**Task instructions**: Please, without the pictures, retype exactly the lines from the start of the material through the line that holds "const FONT = 'Liberation".

**Exercise materials**:
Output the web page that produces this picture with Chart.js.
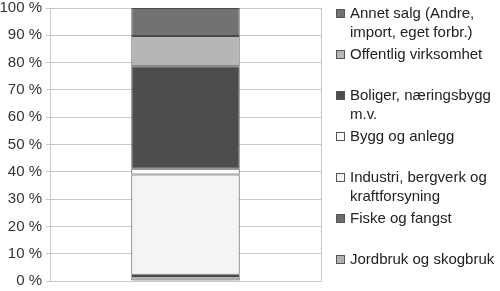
<!DOCTYPE html>
<html>
<head>
<meta charset="utf-8">
<script src="https://cdn.jsdelivr.net/npm/chart.js@4"></script>
<style>
  body { margin: 0; background: #fff; }
  #wrap { width: 500px; height: 291px; position: relative; }
</style>
</head>
<body>
<div id="wrap"><canvas id="grafico"></canvas></div>
<script>
// sektorer fra bunn til topp
const sektorer = [
    'Jordbruk og skogbruk',
    'Fiske og fangst',
    'Industri, bergverk og kraftforsyning',
    'Bygg og anlegg',
    'Boliger, næringsbygg m.v.',
    'Offentlig virksomhet',
    'Annet salg (Andre, import, eget forbr.)'
];
const andeler = [1.8, 0.5, 36.7, 2.1, 37.6, 11.0, 10.3];
const farger = ['#b1b1b1', '#6b6b6b', '#f4f4f4', '#fcfcfc', '#4c4d4f', '#b5b6b8', '#727272'];
const yTicks = [0, 10, 20, 30, 40, 50, 60, 70, 80, 90, 100];

const FONT = 'Liberation Sans, Arial, sans-serif';

function brytTekst(ctx, tekst, maks) {
    const ord = tekst.split(' ');
    const linjer = [];
    let linje = '';
    ord.forEach(o => {
        const test = linje ? linje + ' ' + o : o;
        if (ctx.measureText(test).width > maks && linje) {
            linjer.push(linje);
            linje = o;
        } else {
            linje = test;
        }
    });
    if (linje) linjer.push(linje);
    return linjer;
}

// egen forklaring til høyre, øverste serie først
const forklaring = {
    id: 'forklaring',
    afterDraw(chart) {
        const ctx = chart.ctx;
        const sets = chart.data.datasets.slice().reverse();
        const start = 14, steg = (260 - 14) / (sets.length - 1);
        ctx.save();
        ctx.font = '15px ' + FONT;
        ctx.textBaseline = 'middle';
        sets.forEach((ds, i) => {
            const y = start + i * steg;
            ctx.fillStyle = ds.backgroundColor;
            ctx.fillRect(336.5, y - 4.5, 8, 8);
            ctx.strokeStyle = '#555';
            ctx.lineWidth = 1;
            ctx.strokeRect(336.5, y - 4.5, 8, 8);
            ctx.fillStyle = '#222';
            brytTekst(ctx, ds.label, 150).forEach((l, j) => {
                ctx.fillText(l, 350, y + j * 18.5);
            });
        });
        ctx.restore();
    }
};

const chart = new Chart(document.getElementById('grafico'), {
    type: 'bar',
    data: {
        labels: [''],
        datasets: sektorer.map((s, i) => ({
            label: s,
            data: [andeler[i]],
            backgroundColor: farger[i],
            borderColor: '#4a4a4a',
            borderWidth: 1,
            borderSkipped: false,
            categoryPercentage: 1,
            barPercentage: 0.4
        }))
    },
    options: {
        responsive: true,
        maintainAspectRatio: false,
        animation: false,
        layout: { padding: { top: 8, right: 179, bottom: 10, left: 0 } },
        plugins: {
            legend: { display: false },
            tooltip: { enabled: false }
        },
        scales: {
            x: {
                stacked: true,
                ticks: { display: false },
                grid: { offset: true, color: '#c8c8c8', drawTicks: false },
                border: { color: '#c8c8c8' }
            },
            y: {
                stacked: true,
                min: 0,
                max: 100,
                afterBuildTicks: s => { s.ticks = yTicks.map(v => ({ value: v })); },
                afterFit: s => { s.width = 50; s.paddingTop = 0; s.paddingBottom = 0; },
                ticks: {
                    color: '#333',
                    font: { family: FONT, size: 15 },
                    padding: 4,
                    callback: v => v + ' %'
                },
                grid: { color: '#c8c8c8', tickLength: 4 },
                border: { color: '#c8c8c8' }
            }
        }
    },
    plugins: [forklaring]
});
</script>
</body>
</html>
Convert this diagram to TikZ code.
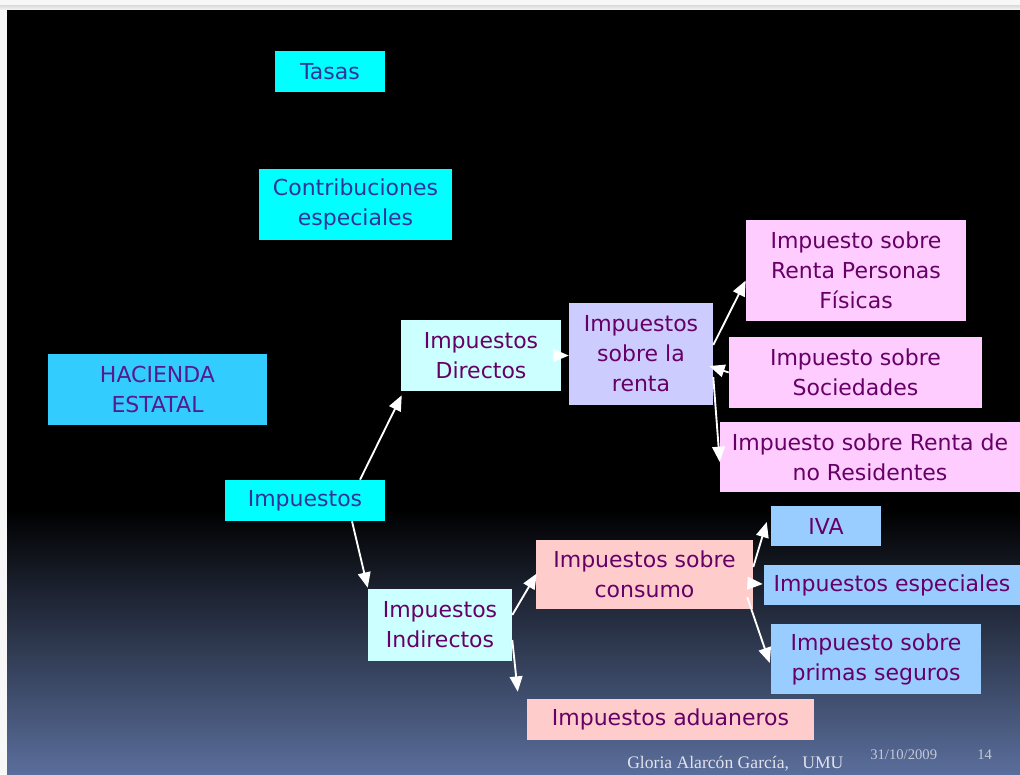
\documentclass[tikz,border=0pt]{standalone}
\usepackage{fontspec}
\setmainfont{DejaVu Sans}
\newfontfamily\footfont{Liberation Serif}
\usetikzlibrary{arrows.meta,calc}
\definecolor{cyanbox}{HTML}{00FFFF}
\definecolor{skybox}{HTML}{33CCFF}
\definecolor{lcyan}{HTML}{CCFFFF}
\definecolor{lavender}{HTML}{CCCCFF}
\definecolor{pinkbox}{HTML}{FFCCFF}
\definecolor{salmon}{HTML}{FFCCCC}
\definecolor{bluebox}{HTML}{99CCFF}
\definecolor{txtblue}{HTML}{333399}
\definecolor{txtpurple}{HTML}{551A8B}
\definecolor{txtp}{HTML}{660066}
\definecolor{bgbottom}{RGB}{90,110,155}
\definecolor{footc}{HTML}{E2E2EA}
\definecolor{datec}{HTML}{C4C8D8}
\begin{document}
\begin{tikzpicture}[x=0.75pt,y=-0.75pt,
  box/.style={inner sep=0pt, align=center, font=\fontsize{16.5}{22.5}\selectfont, text=txtp},
  sz/.style 2 args={minimum width=#1*0.75pt, minimum height=#2*0.75pt},
  arr/.style={draw=white, line width=1.4pt, -{Triangle[length=11.5pt,width=9.5pt]}}]
\useasboundingbox (0,0) rectangle (1020,774);
% page frame
\fill[gray!6] (0,0) rectangle (1020,774);
\shade[top color=gray!25, bottom color=gray!6] (0,6) rectangle (1020,10);
\fill[black] (7,10) rectangle (1020,510);
\shade[top color=black, bottom color=bgbottom] (7,509) rectangle (1020,774);
% boxes
\node[box, sz={110}{41}, fill=cyanbox, text=txtblue] (tasas) at (330,71.5) {Tasas};
\node[box, sz={193}{71}, fill=cyanbox, text=txtblue] (contrib) at (355.5,204.5) {Contribuciones\\especiales};
\node[box, sz={219}{71}, fill=skybox, text=txtpurple] (hac) at (157.5,389.5) {HACIENDA\\ESTATAL};
\node[box, sz={160}{41}, fill=cyanbox, text=txtblue] (imp) at (305,500.5) {Impuestos};
\node[box, sz={160}{71}, fill=lcyan] (dir) at (481,355.5) {Impuestos\\Directos};
\node[box, sz={144}{102}, fill=lavender] (renta) at (641,354) {Impuestos\\sobre la\\renta};
\node[box, sz={220}{101}, fill=pinkbox] (rpf) at (856,270.5) {Impuesto sobre\\Renta Personas\\Físicas};
\node[box, sz={253}{71}, fill=pinkbox] (soc) at (855.5,372.5) {Impuesto sobre\\Sociedades};
\node[box, sz={300}{70}, fill=pinkbox] (nores) at (870,457) {Impuesto sobre Renta de\\no Residentes};
\node[box, sz={144}{72}, fill=lcyan] (ind) at (440,625) {Impuestos\\Indirectos};
\node[box, sz={217}{69}, fill=salmon] (cons) at (644.5,574.5) {Impuestos sobre\\consumo};
\node[box, sz={287}{41}, fill=salmon] (adu) at (670.5,719.5) {Impuestos aduaneros};
\node[box, sz={110}{40}, fill=bluebox] (iva) at (826,526) {IVA};
\node[box, sz={256}{40}, fill=bluebox] (esp) at (892,585) {Impuestos especiales};
\node[box, sz={210}{70}, fill=bluebox] (primas) at (876,659) {Impuesto sobre\\primas seguros};
% arrows
\draw[arr] ($(imp.north)+(55,0)$) -- ($(dir.south west)+(1,4)$);
\draw[arr] ($(imp.south)+(47,0)$) -- ($(ind.north west)+(0,-1)$);
\draw[arr] (dir.east) -- (renta.west |- dir.east);
\draw[arr] ($(renta.east)+(0,-9)$) -- ($(rpf.west)+(0,10)$);
\draw[arr] (soc.west) -- ($(renta.east)+(-4,12)$);
\draw[arr] ($(renta.east)+(0,23)$) -- ($(nores.west)+(0,5)$);
\draw[arr] ($(ind.east)+(0,-10)$) -- ($(cons.west)+(1,-1)$);
\draw[arr] ($(ind.east)+(0,15)$) -- ($(adu.north west)+(-9,-7)$);
\draw[arr] ($(cons.east)+(0,-7.5)$) -- ($(iva.west)+(-4,-4)$);
\draw[arr] ($(cons.east)+(0,9)$) -- ($(esp.west)+(-1,-1)$);
\draw[arr] ($(cons.south east)+(-6,-12)$) -- ($(primas.west)+(-1,4)$);
% footer
\node[anchor=base west, inner sep=0pt, text=footc, font=\footfont\fontsize{13.2}{15}\selectfont] (author) at (627,768) {Gloria Alarcón García,\hspace{10pt}UMU};
\node[anchor=base west, inner sep=0pt, text=datec, font=\footfont\fontsize{11}{13}\selectfont] (date) at (870,759) {31/10/2009};
\node[anchor=base west, inner sep=0pt, text=datec, font=\footfont\fontsize{11}{13}\selectfont] (page) at (977,759) {14};
\end{tikzpicture}
\end{document}
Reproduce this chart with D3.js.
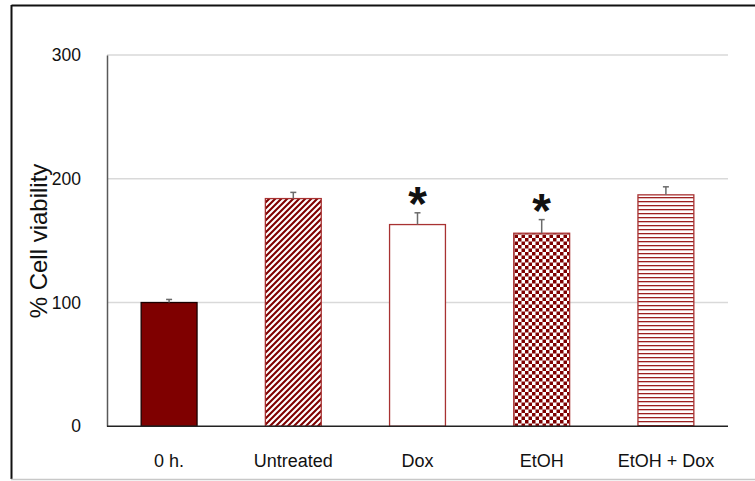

**Problem solution**:
Output the web page that produces this picture with Chart.js.
<!DOCTYPE html>
<html>
<head>
<meta charset="utf-8">
<script src="https://cdn.jsdelivr.net/npm/chart.js@4"></script>
<style>
  body { margin: 0; background: #fff; }
  #wrap { width: 500px; height: 291px; position: relative; }
</style>
</head>
<body>
<div id="wrap"><canvas id="grafico"></canvas></div>
<script>
// sektorer fra bunn til topp
const sektorer = [
    'Jordbruk og skogbruk',
    'Fiske og fangst',
    'Industri, bergverk og kraftforsyning',
    'Bygg og anlegg',
    'Boliger, næringsbygg m.v.',
    'Offentlig virksomhet',
    'Annet salg (Andre, import, eget forbr.)'
];
const andeler = [1.8, 0.5, 36.7, 2.1, 37.6, 11.0, 10.3];
const farger = ['#b1b1b1', '#6b6b6b', '#f4f4f4', '#fcfcfc', '#4c4d4f', '#b5b6b8', '#727272'];
const yTicks = [0, 10, 20, 30, 40, 50, 60, 70, 80, 90, 100];

const FONT = 'Liberation Sans, Arial, sans-serif';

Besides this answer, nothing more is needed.